For these propositions the Royal Commission cited the Wool Tops case and the Ammunition Factory case as authority. The Royal Commission’s view is, of course, plainly inconsistent with the conclusion I have myself stated above. In my opinion, however, the later case of Bardolph (para. 17(d) above) shows that the earlier cases stated the rule too narrowly. But even this decision does not cover the whole ground as clearly as one would wish; for in the present matter it can definitely not be said that the conduct of shipping services has become an established part of the activities of the Department. The difference may not be material (I do not myself think it is), and in any case it would not affect any part of the proposed shipping services except the making of contracts binding upon the Crown; but I imagine that this is an essential feature of the whole plan. In my own view the power to make the necessary contracts is a mere incident in the general power to carry on the activity concerned; and on that view it would clearly be covered by the Parliamentary appropriation itself. But the point, as I have said, is not precisely covered by judicial authority.

(19)  In providing the necessary appropriation of funds, the intention should I think be clearly expressed to provide for the conduct by the Executive of a shipping service. I have in mind an appropriation which would read somewhat as follows:

To the establishment, conduct and maintenance of interstate, overseas and territorial shipping services …

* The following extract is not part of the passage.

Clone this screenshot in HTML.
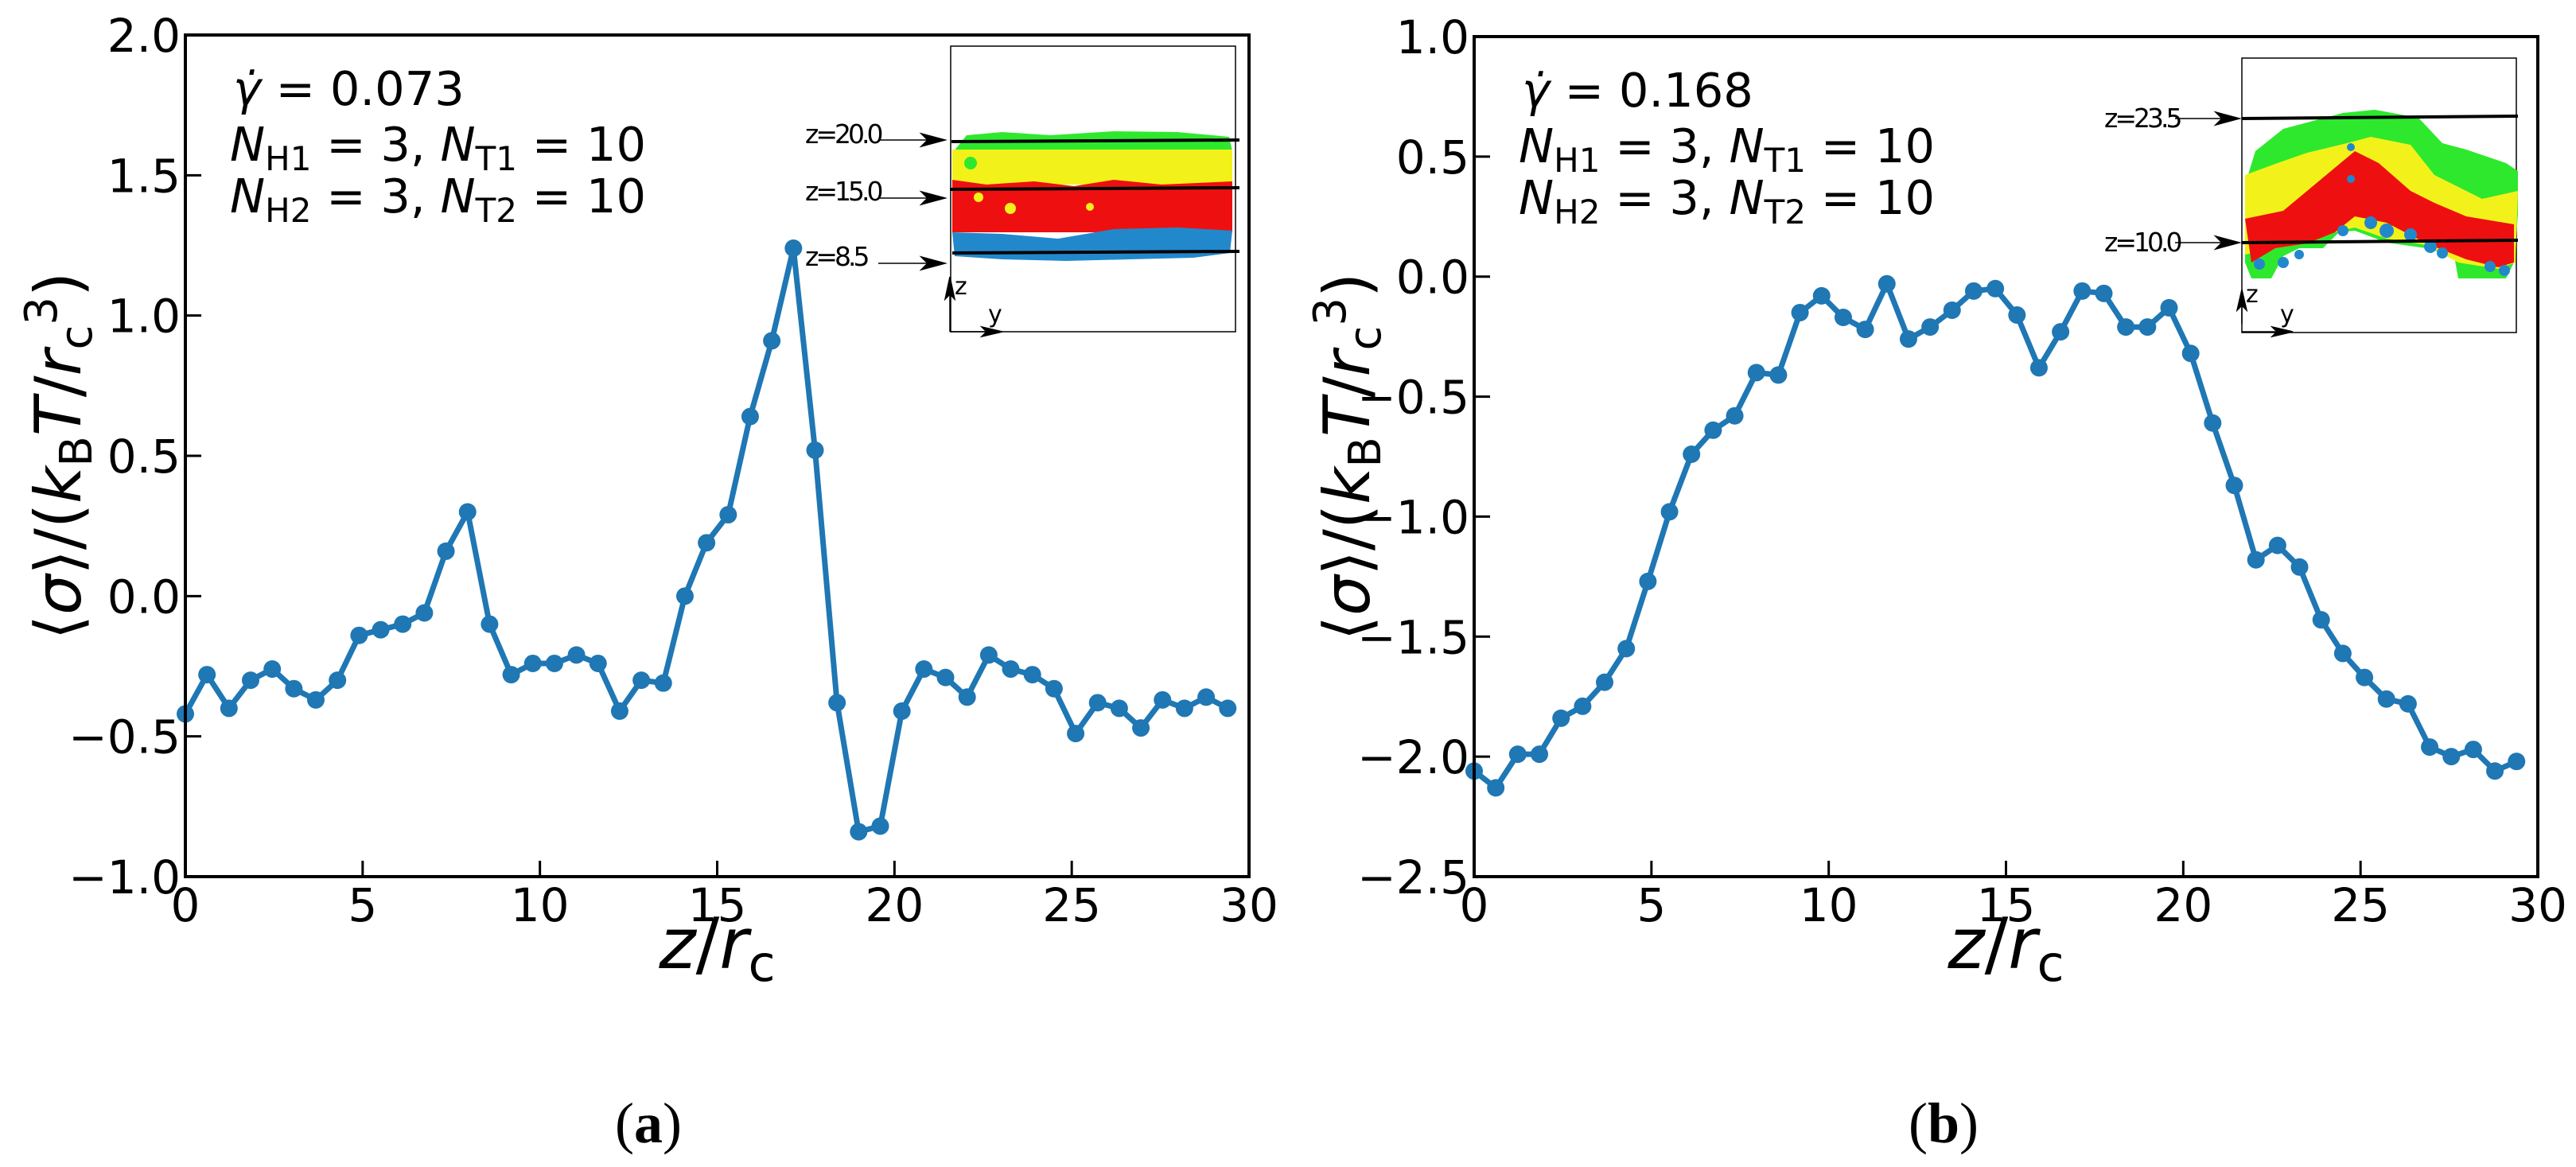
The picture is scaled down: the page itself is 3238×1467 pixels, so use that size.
<!DOCTYPE html>
<html><head><meta charset="utf-8"><style>
html,body{margin:0;padding:0;background:#fff}
svg{display:block}
text{font-family:"DejaVu Sans","Liberation Sans",sans-serif}
</style></head><body>
<svg id="fig" width="3238" height="1467" viewBox="0 0 3238 1467" xmlns="http://www.w3.org/2000/svg">
<rect width="3238" height="1467" fill="#fff"/>
<g id="panelA"></g>
<g id="panelB"></g>

<!-- inset a -->
<g>
  <rect x="1195" y="58" width="358" height="359" fill="#fff" stroke="#000" stroke-width="1.5"/>
  <path d="M1199,190 L1215,170 L1260,166 L1320,170 L1400,165 L1480,166 L1545,172 L1549,190 Z" fill="#2ee82e"/>
  <rect x="1197" y="188" width="352" height="44" fill="#f2f21a"/>
  <path d="M1197,226 L1240,232 L1300,228 L1350,234 L1400,226 L1460,232 L1549,228 L1549,292 L1197,292 Z" fill="#ee1010"/>
  <path d="M1197,292 L1260,294 L1330,300 L1400,288 L1480,286 L1549,290 L1546,318 L1500,324 L1420,326 L1340,328 L1260,326 L1200,322 Z" fill="#2288cc"/>
  <circle cx="1230" cy="248" r="6" fill="#f2f21a"/><circle cx="1270" cy="262" r="7" fill="#f2f21a"/><circle cx="1370" cy="260" r="5" fill="#f2f21a"/>
  <circle cx="1220" cy="205" r="8" fill="#2ee82e"/>
  <line x1="1196" y1="178" x2="1558" y2="176" stroke="#000" stroke-width="4"/>
  <line x1="1194" y1="238" x2="1558" y2="236" stroke="#000" stroke-width="4"/>
  <line x1="1197" y1="318" x2="1558" y2="316" stroke="#000" stroke-width="4"/>
  <g font-size="33" letter-spacing="-4" fill="#000">
    <text x="1012" y="180">z=20.0</text>
    <text x="1012" y="252">z=15.0</text>
    <text x="1012" y="334">z=8.5</text>
  </g>
  <g stroke="#000" stroke-width="1.5" fill="#000">
    <line x1="1104" y1="176" x2="1180" y2="176"/><path d="M1188,176 L1158,168 L1166,176 L1158,184Z"/>
    <line x1="1104" y1="249" x2="1180" y2="249"/><path d="M1188,249 L1158,241 L1166,249 L1158,257Z"/>
    <line x1="1104" y1="331" x2="1180" y2="331"/><path d="M1188,331 L1158,323 L1166,331 L1158,339Z"/>
    <line x1="1194" y1="417" x2="1194" y2="360"/><path d="M1194,348 L1188,376 L1194,370 L1200,376Z"/>
    <line x1="1194" y1="417" x2="1250" y2="417"/><path d="M1260,417 L1234,411 L1240,417 L1234,423Z"/>
  </g>
  <text x="1200" y="370" font-size="30" fill="#000">z</text>
  <text x="1242" y="405" font-size="30" fill="#000">y</text>
</g>

<!-- inset b -->
<g>
  <rect x="2818" y="73" width="345" height="345" fill="#fff" stroke="#000" stroke-width="1.5"/>
  <path d="M2822,232 L2835,190 L2870,162 L2945,142 L2985,138 L3040,148 L3070,180 L3100,188 L3150,205 L3165,215 L3165,270 L3160,330 L3150,350 L3090,350 L3085,322 L3050,312 L3000,305 L2960,290 L2940,292 L2920,312 L2890,312 L2870,322 L2855,350 L2830,350 L2822,330 Z" fill="#2ee82e"/>
  <path d="M2822,220 L2860,206 L2900,192 L2950,180 L2980,172 L3030,182 L3060,220 L3120,250 L3165,240 L3162,330 L3140,338 L3090,330 L3050,308 L3000,300 L2960,286 L2935,292 L2900,306 L2860,312 L2822,320 Z" fill="#f2f21a"/>
  <path d="M2822,275 L2870,265 L2900,240 L2930,215 L2960,190 L2990,205 L3030,240 L3060,255 L3100,272 L3160,282 L3160,330 L3140,336 L3100,326 L3050,306 L3000,280 L2960,272 L2935,292 L2900,306 L2860,312 L2830,330 Z" fill="#ee1010"/>
  <g fill="#2288cc"><circle cx="2955" cy="185" r="5"/><circle cx="2955" cy="225" r="5"/><circle cx="2980" cy="280" r="8"/><circle cx="3000" cy="290" r="9"/><circle cx="3030" cy="295" r="8"/><circle cx="3055" cy="310" r="8"/><circle cx="3070" cy="318" r="7"/><circle cx="3130" cy="335" r="7"/><circle cx="3148" cy="340" r="7"/><circle cx="2840" cy="332" r="7"/><circle cx="2870" cy="330" r="7"/><circle cx="2890" cy="320" r="6"/><circle cx="2945" cy="290" r="7"/></g>
  <line x1="2818" y1="149" x2="3165" y2="146" stroke="#000" stroke-width="4"/>
  <line x1="2818" y1="305" x2="3165" y2="302" stroke="#000" stroke-width="4"/>
  <g font-size="33" letter-spacing="-4" fill="#000">
    <text x="2645" y="160">z=23.5</text>
    <text x="2645" y="316">z=10.0</text>
  </g>
  <g stroke="#000" stroke-width="1.5" fill="#000">
    <line x1="2734" y1="149" x2="2806" y2="149"/><path d="M2815,149 L2785,141 L2793,149 L2785,157Z"/>
    <line x1="2734" y1="305" x2="2806" y2="305"/><path d="M2815,305 L2785,297 L2793,305 L2785,313Z"/>
    <line x1="2818" y1="407" x2="2818" y2="375"/><path d="M2818,364 L2812,390 L2818,384 L2824,390Z"/>
    <line x1="2818" y1="417" x2="2870" y2="417"/><path d="M2882,417 L2856,411 L2862,417 L2856,423Z"/>
  </g>
  <text x="2823" y="380" font-size="30" fill="#000">z</text>
  <text x="2866" y="405" font-size="30" fill="#000">y</text>
</g>

<text x="815" y="1436" text-anchor="middle" font-size="72" style="font-family:'Liberation Serif',serif">(<tspan font-weight="bold">a</tspan>)</text>
<text x="2443" y="1436" text-anchor="middle" font-size="72" style="font-family:'Liberation Serif',serif">(<tspan font-weight="bold">b</tspan>)</text>
</svg>
<script>
// ---- data ----
const zA = [0,0.61,1.23,1.84,2.45,3.06,3.68,4.29,4.9,5.51,6.13,6.74,7.35,7.96,8.58,9.19,9.8,10.41,11.03,11.64,12.25,12.86,13.48,14.09,14.7,15.31,15.93,16.54,17.15,17.76,18.38,18.99,19.6,20.21,20.83,21.44,22.05,22.66,23.28,23.89,24.5,25.11,25.73,26.34,26.95,27.56,28.18,28.79,29.4];
const sigmaA = [-0.42,-0.28,-0.40,-0.30,-0.26,-0.33,-0.37,-0.30,-0.14,-0.12,-0.10,-0.06,0.16,0.30,-0.10,-0.28,-0.24,-0.24,-0.21,-0.24,-0.41,-0.30,-0.31,0.00,0.19,0.29,0.64,0.91,1.24,0.52,-0.38,-0.84,-0.82,-0.41,-0.26,-0.29,-0.36,-0.21,-0.26,-0.28,-0.33,-0.49,-0.38,-0.40,-0.47,-0.37,-0.40,-0.36,-0.40];
const zB = zA.slice();
const sigmaB = [-2.06,-2.13,-1.99,-1.99,-1.84,-1.79,-1.69,-1.55,-1.27,-0.98,-0.74,-0.64,-0.58,-0.40,-0.41,-0.15,-0.08,-0.17,-0.22,-0.03,-0.26,-0.21,-0.14,-0.06,-0.05,-0.16,-0.38,-0.23,-0.06,-0.07,-0.21,-0.21,-0.13,-0.32,-0.61,-0.87,-1.18,-1.12,-1.21,-1.43,-1.57,-1.67,-1.76,-1.78,-1.96,-2.00,-1.97,-2.06,-2.02];
const xTicks = [0,5,10,15,20,25,30];
const yTicksA = [-1.0,-0.5,0.0,0.5,1.0,1.5,2.0];
const yTicksB = [-2.5,-2.0,-1.5,-1.0,-0.5,0.0,0.5,1.0];
const gammaA = "0.073";
const gammaB = "0.168";

const NS = "http://www.w3.org/2000/svg";
function mk(tag, attrs, parent){const e=document.createElementNS(NS,tag);for(const k in attrs)e.setAttribute(k,attrs[k]);parent.appendChild(e);return e;}
function fmt(v){const s=Math.abs(v).toFixed(1);return (v<0?"\u2212":"")+s;}

function panel(g, L, R, T, B, xs, ys, yTicks, gamma){
  const x0=0,x1=30,y0=yTicks[0],y1=yTicks[yTicks.length-1];
  const X=v=>L+(v-x0)/(x1-x0)*(R-L);
  const Y=v=>B-(v-y0)/(y1-y0)*(B-T);
  xTicks.forEach(t=>{
    const tk=mk('line',{x1:X(t),x2:X(t),y1:B,y2:B-20,stroke:'#000','stroke-width':3},g);
    
    
    const lb=mk('text',{x:X(t),y:B+56,'text-anchor':'middle','font-size':58},g);
    lb.textContent=String(t);
    
    
  });
  yTicks.forEach(t=>{
    const tk=mk('line',{x1:L,x2:L+20,y1:Y(t),y2:Y(t),stroke:'#000','stroke-width':3},g);
    
    
    const lb=mk('text',{x:L-6,y:Y(t)+21,'text-anchor':'end','font-size':58},g);
    lb.textContent=fmt(t);
    
    
  });
  let d='';
  xs.forEach((x,i)=>{d+=(i?'L':'M')+X(x).toFixed(1)+','+Y(ys[i]).toFixed(1);});
  const ln=mk('path',{d:d,fill:'none',stroke:'#1f77b4','stroke-width':7,'stroke-linejoin':'round'},g);
  
  
  xs.forEach((x,i)=>{
    const c=mk('circle',{cx:X(x),cy:Y(ys[i]),r:11,fill:'#1f77b4'},g);
    
    
  });
  const fr=mk('rect',{x:L,y:T,width:R-L,height:B-T,fill:'none',stroke:'#000','stroke-width':4},g);
  
  
  const ax=L+60;
  const t1=mk('text',{x:ax,y:T+88,'font-size':59},g);
  t1.innerHTML='<tspan font-style="italic">\u03B3\u0307</tspan> = '+gamma;
  
  
  const t2=mk('text',{x:ax-4,y:T+158,'font-size':59},g);
  t2.innerHTML='<tspan font-style="italic">N</tspan><tspan font-size="42" dy="12">H1</tspan><tspan dy="-12"> = 3, </tspan><tspan font-style="italic">N</tspan><tspan font-size="42" dy="12">T1</tspan><tspan dy="-12"> = 10</tspan>';
  
  
  const t3=mk('text',{x:ax-4,y:T+223,'font-size':59},g);
  t3.innerHTML='<tspan font-style="italic">N</tspan><tspan font-size="42" dy="12">H2</tspan><tspan dy="-12"> = 3, </tspan><tspan font-style="italic">N</tspan><tspan font-size="42" dy="12">T2</tspan><tspan dy="-12"> = 10</tspan>';
  
  
  const xl=mk('text',{x:(L+R)/2,y:B+115,'text-anchor':'middle','font-size':88},g);
  xl.innerHTML='<tspan font-style="italic">z</tspan>/<tspan font-style="italic">r</tspan><tspan font-size="62" dy="16">c</tspan>';
  
  
  const yl=mk('text',{x:0,y:0,'text-anchor':'middle','font-size':80,transform:'translate('+(L-132)+','+((T+B)/2)+') rotate(-90)'},g);
  yl.innerHTML='\u27E8<tspan font-style="italic">\u03C3</tspan>\u27E9/(<tspan font-style="italic">k</tspan><tspan font-size="56" dy="14">B</tspan><tspan dy="-14" font-style="italic">T</tspan>/<tspan font-style="italic">r</tspan><tspan font-size="56" dy="14">c</tspan><tspan font-size="56" dy="-44">3</tspan><tspan dy="30">)</tspan>';
  
  
}
panel(document.getElementById('panelA'),233,1570,44,1102,zA,sigmaA,yTicksA,gammaA);
panel(document.getElementById('panelB'),1853,3190,46,1102,zB,sigmaB,yTicksB,gammaB);
</script>
</body></html>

Administrative staff, wages of officers and seamen, victualling stores and fuel, maintenance, purchase and charter of ships and other matters and contracts incidental to those shipping services.

(20)  It would be well also for the Administrative Arrangements Order in relation to the Department of Fuel, Shipping and Transport (see Gazette of 17 March, 1950) to be amended to express clearly that among the matters dealt with by the Department is the establishment, conduct and maintenance of interstate, overseas and territorial shipping services. The two last-mentioned items, namely, overseas and territorial shipping services, would need to be discussed with the Department of External Territories which has been assigned the function of administering shipping services to certain Pacific Islands and within the Territories of Papua and New Guinea. (See Gazette of 8 April, 1947, p. 1097).